Cool, I never thought about Dominican Republic.
One thing I've found thats an added bonus: At the local magic shop they have money clips with full color pictures of cards engraved on them. I bought two identical clips, and I keep my slowburn/hundy 500 bills in one clip, and four crisp dollar bills in another. At the start ofthe trick, I remove the clip mkaking sure that the front side is never made visible. As soon as the trick is over, I put the clip back on and put it in my pocket. Rarely do they ask to see the bills, but if they do, I'm prepared. It's easy by feel to grab the clip with the real bills, pull the clip and give them all four bills to inspect. This provides an excellent opportunity to perform "Lucky Coin" as described in Card college, but using the clip instead of a coin.
In todays ever expanding US quarter backs, the money clip makes even more sense, as previously I've had people turn over the coin to see what state its from. Why on earth would anybody prematrely turn over a money clip?
Total expenditure was about $30 for the two clips, plus the cost of the bills.

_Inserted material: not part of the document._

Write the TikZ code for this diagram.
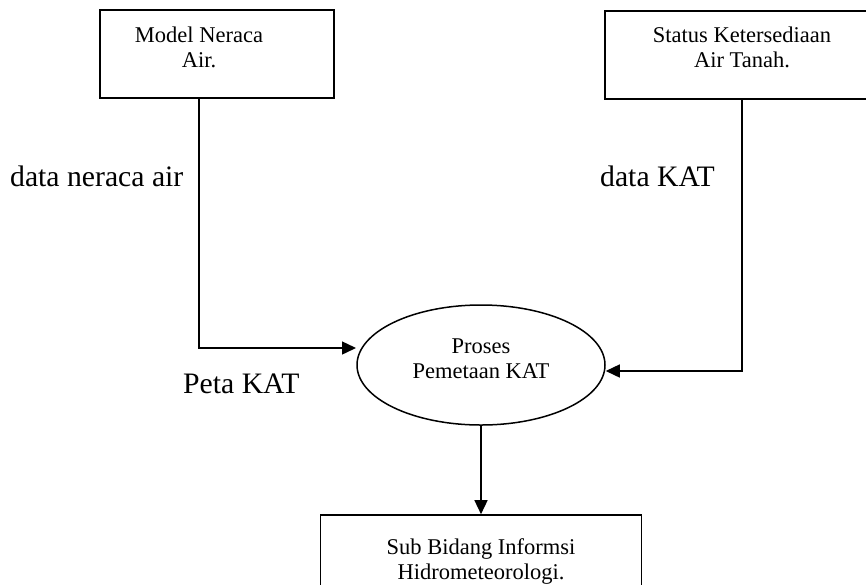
\documentclass[tikz,border=0pt]{standalone}
\usepackage{fontspec}
\setmainfont{Liberation Serif}
\usetikzlibrary{arrows.meta,shapes.geometric}
\begin{document}
\begin{tikzpicture}[x=1pt,y=-1pt,
  box/.style={draw,line width=1.6pt,inner sep=0pt},
  procshape/.style={ellipse,draw,line width=1.5pt,inner sep=0pt},
  boxtxt/.style={align=center,inner sep=0pt,anchor=base,
    font=\fontsize{22.5}{25}\selectfont},
  lbl/.style={inner sep=0pt,anchor=base west,
    font=\fontsize{29.7}{33}\selectfont},
  flow/.style={draw,line width=1.4pt,-{Triangle[length=14pt,width=13pt]}}]
\useasboundingbox (0,0) rectangle (866,584);
\clip (0,0) rectangle (866,584);

% external entities and process (text anchored on the last line's baseline)
\node[box,minimum width=234pt,minimum height=88pt] (neraca) at (217,54) {};
\node[boxtxt] (neracaT) at (199,67) {Model Neraca\\Air.};

\node[box,minimum width=274pt,minimum height=88pt] (status) at (742,55) {};
\node[boxtxt] (statusT) at (742,67) {Status Ketersediaan\\Air Tanah.};

\node[procshape,minimum width=248pt,minimum height=120pt] (proses) at (481,365) {};
\node[boxtxt] (prosesT) at (481,378) {Proses\\Pemetaan KAT};

\node[box,minimum width=321pt,minimum height=90pt] (subbid) at (481,560) {};
\node[boxtxt] (subbidT) at (481,579) {Sub Bidang Informsi\\Hidrometeorologi.};

% data flows
\coordinate (inL) at (356,348);
\draw[flow] (neraca.south -| neracaT) |- (inL);
\draw[flow] (status.south) |- ([yshift=-6pt]proses.east);
\draw[flow] (proses.south) -- (subbid.north);

% flow labels
\node[lbl] (lblNeraca) at (10,186) {data neraca air};
\node[lbl] (lblKat) at (600,186) {data KAT};
\node[lbl] (lblPeta) at (183,393) {Peta KAT};
\end{tikzpicture}
\end{document}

The money clip with "the lucky coin" routine is such a natural as long as you don't tip your hand as you remove the clip. It 'flips' better than a quarter, and because it is an exact duplicate of the card (in my case Jack of clubs), it gives plenty of misdirection for the one sleight required for the card trick, and it's a real jaw-dropper for very little effort.
Even if you're not prepared (and this is a wonderful way to switch in a cold deck), all it takes is a casual display of the cards as you prayer cull the required card to the top before the beginning of "The lucky coin" while showing the deck is all different. Just another hidden gem in Card College that really ties in nice with the bill routines. And what a wonderful way to switch decks if you happen to like stacks.